Plantations remind me of potato fields, though in some ways the
potato growers use a bit more common sense. Someone planting a large
block of potatoes, even an organic farmer, would know beyond a doubt
that there would be insect and disease problems. The farmer would have
a plan to deal with these as they arose. Remember that these are
6-month crops that are within easy reach. Plantations, now that's
another problem. How do you control problems in a crop that is going
to occupy the ground for 40-80 years and is planned to be almost
We have been seeing problems in plantations for years here--when
the black spruce stand turns brown from a sawfly infestation, it is a
very visible reminder of our fallibility. While the province has
initiated a new program that is heading in the right direction, a huge
majority of funding goes into conifer plantations.
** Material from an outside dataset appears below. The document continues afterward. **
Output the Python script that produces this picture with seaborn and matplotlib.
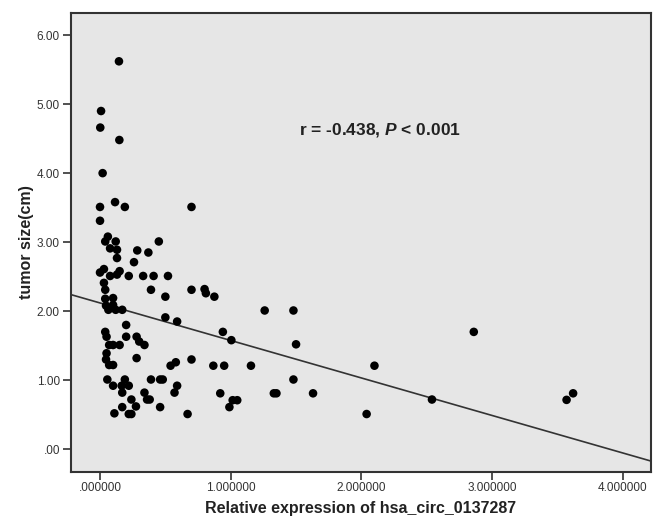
import matplotlib
matplotlib.use("Agg")
import matplotlib.pyplot as plt
from matplotlib.ticker import FuncFormatter
import seaborn as sns
import pandas as pd

expression = [0.145, 0.008, 0.002, 0.148, 0.02, 0.00, 0.115, 0.19, 0.70, 0.00,
              0.06, 0.04, 0.12, 0.077, 0.13, 0.45, 0.285, 0.37, 0.13, 0.26,
              0.00, 0.03, 0.077, 0.15, 0.13, 0.22, 0.33, 0.41, 0.52, 0.03,
              0.04, 0.39, 0.50, 0.70, 0.80, 0.81, 0.875, 0.04, 0.10, 0.046,
              0.10, 0.064, 0.12, 0.17, 1.26, 1.48, 0.50, 0.59, 0.20, 0.04,
              0.05, 0.20, 0.28, 0.94, 1.005, 1.50, 0.30, 0.34, 0.07, 0.10,
              0.15, 0.05, 0.046, 0.07, 0.10, 0.28, 0.54, 0.58, 0.70, 0.867,
              0.95, 1.155, 2.10, 0.056, 0.19, 0.39, 0.46, 0.48, 1.48, 0.10,
              0.166, 0.22, 0.17, 0.59, 0.57, 0.34, 0.92, 1.33, 1.35, 1.63,
              0.36, 0.38, 0.24, 1.015, 1.05, 0.275, 0.17, 0.46, 0.99, 0.11,
              0.22, 0.24, 0.67, 2.04, 2.54, 2.86, 3.57, 3.62]
tumor_size = [5.62, 4.90, 4.66, 4.48, 4.00, 3.51, 3.58, 3.51, 3.51, 3.31,
              3.08, 3.01, 3.01, 2.91, 2.89, 3.01, 2.88, 2.85, 2.77, 2.71,
              2.56, 2.61, 2.51, 2.58, 2.53, 2.51, 2.51, 2.51, 2.51, 2.41,
              2.31, 2.31, 2.21, 2.31, 2.32, 2.26, 2.21, 2.18, 2.19, 2.08,
              2.09, 2.02, 2.02, 2.02, 2.01, 2.01, 1.91, 1.85, 1.80, 1.70,
              1.63, 1.63, 1.63, 1.70, 1.58, 1.52, 1.56, 1.51, 1.51, 1.51,
              1.51, 1.39, 1.30, 1.22, 1.22, 1.32, 1.21, 1.26, 1.30, 1.21,
              1.21, 1.21, 1.21, 1.01, 1.01, 1.01, 1.01, 1.01, 1.01, 0.92,
              0.92, 0.92, 0.82, 0.92, 0.82, 0.82, 0.81, 0.81, 0.81, 0.81,
              0.72, 0.72, 0.72, 0.71, 0.71, 0.62, 0.61, 0.61, 0.61, 0.52,
              0.51, 0.51, 0.51, 0.51, 0.72, 1.70, 0.715, 0.81]

x_ticks = [0, 1, 2, 3, 4]
y_ticks = [0, 1, 2, 3, 4, 5, 6]
x_label = "Relative expression of hsa_circ_0137287"
y_label = "tumor size(cm)"

df = pd.DataFrame({"expr": expression, "size": tumor_size})

sns.set_style("white")
plt.rcParams["font.family"] = ["Liberation Sans", "DejaVu Sans"]
plt.rcParams["mathtext.fontset"] = "custom"
plt.rcParams["mathtext.it"] = "Liberation Sans:italic:bold"
plt.rcParams["mathtext.rm"] = "Liberation Sans:bold"

fig = plt.figure(figsize=(6.56, 5.21), dpi=100)
ax = fig.add_axes([71/656, 49/521, 580/656, 459/521])
ax.set_facecolor("#E6E6E6")
ax.set_xlim(-0.222, 4.216)
ax.set_ylim(-0.33, 6.32)

sns.regplot(data=df, x="expr", y="size", ax=ax, ci=None, truncate=False,
            scatter_kws=dict(s=38, color="black", edgecolor="none", alpha=1, zorder=3),
            line_kws=dict(color="#333333", lw=1.2, zorder=2))

ax.set_xticks(x_ticks)
ax.set_yticks(y_ticks)

def fmt_x(v, pos):
    s = f"{v:.6f}"
    return s[1:] if s.startswith("0") else s

def fmt_y(v, pos):
    s = f"{v:.2f}"
    return s[1:] if s.startswith("0") else s

ax.xaxis.set_major_formatter(FuncFormatter(fmt_x))
ax.yaxis.set_major_formatter(FuncFormatter(fmt_y))
ax.tick_params(axis="x", direction="out", length=6, width=1.2, color="#333333",
               labelsize=8.5, labelcolor="#333333", bottom=True, pad=1.5)
ax.tick_params(axis="y", direction="out", length=6, width=1.2, color="#333333",
               labelsize=8.5, labelcolor="#333333", left=True, pad=2)
for sp in ax.spines.values():
    sp.set_color("#333333")
    sp.set_linewidth(1.5)

ax.set_xlabel(x_label, fontsize=11.5, fontweight="bold", color="#222222", labelpad=5)
ax.set_ylabel(y_label, fontsize=11.5, fontweight="bold", color="#222222", labelpad=2)

ax.text(2.14, 4.62, r"r = -0.438, $\mathit{P}$ < 0.001", fontsize=12.5, fontweight="bold",
        ha="center", va="center", color="#222222")

fig.savefig("out.png", dpi=100, facecolor="white")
Instead of creating plantations, we have a real opportunity to
restore the native Acadian forest. True, this will take time, but it
will also be an effort that brings great reward. We can continue the
large-scale degradation that has taken place since Europeans first set
foot on this Island. Or we can create healthy, diverse forest systems
that provide a huge array of products, and also serve many other
valuable roles--cleaning air, purifying water, protecting streams,
storing carbon, housing wildlife and providing places for recreation.
Restoration should be seen as a tool for adding seed plants to an
area. Upland forests that have been repeatedly clearcut might be
lacking in hemlock or white pine. Old-field white spruce stands create
excellent opportunities to add high value species and introduce rarer
plants. Though initially expensive, if the idea of "seeding"
is kept in mind, restoration is actually quite affordable. What you
successfully plant should later spread by natural methods and the
large-scale costs diminish significantly. At Macphail Woods, the young
yellow birch, white ash and striped maple trees we planted are already
producing seed, as are the shrubs that we have added to improve
biodiversity and food supply.
One way that woodlot owners can be involved in this restoration is
by working on their own property, or a community watershed project. My
own farm has some mixed hardwood stands in relatively good health and
fields that have grown up predominantly in white spruce. My partner
and I have been harvesting firewood in small blocks, removing severely
cankered beech, and poorly shaped red maple. These areas are now
opportunities to plant white pine, yellow birch, hemlock, or other
late-successional species, which we embrace with gusto. The spruce
will be harvested in small blocks, where we will again look at
planting with those species and others such as white ash and red oak.
In both areas, we will allow trees to get old, die and fall to the
ground. The importance of wildlife trees is deeply ingrained in our
style of forest management. In this way, we hope to restore a small
piece of the original Acadian forest.
Whether restoring a forest, planting a windbreak, or naturalizing a
lawn, native plants are good choices--they have adapted to the
climatic conditions of the area and serve a variety of functions
within the ecosystem. Most are proven performers--hardy, fitting into
a wide variety of habitats, valuable to wildlife, useful for
stabilizing stream banks and/or controlling soil erosion. We are
building whole landscape designs around hemlock, eastern white cedar,
witch hazel, serviceberry, red oak, bay, red osier dogwood and many
other native plants that are as beautiful as any imports.
A good starting point to restoring biodiversity is to carefully
match the plant to the site. It makes little sense to plant a
sun-loving tree in the shade or a shrub that will not tolerate wet
feet along a stream. If you use common sense and caution when planning
and planting, you won't go too far wrong.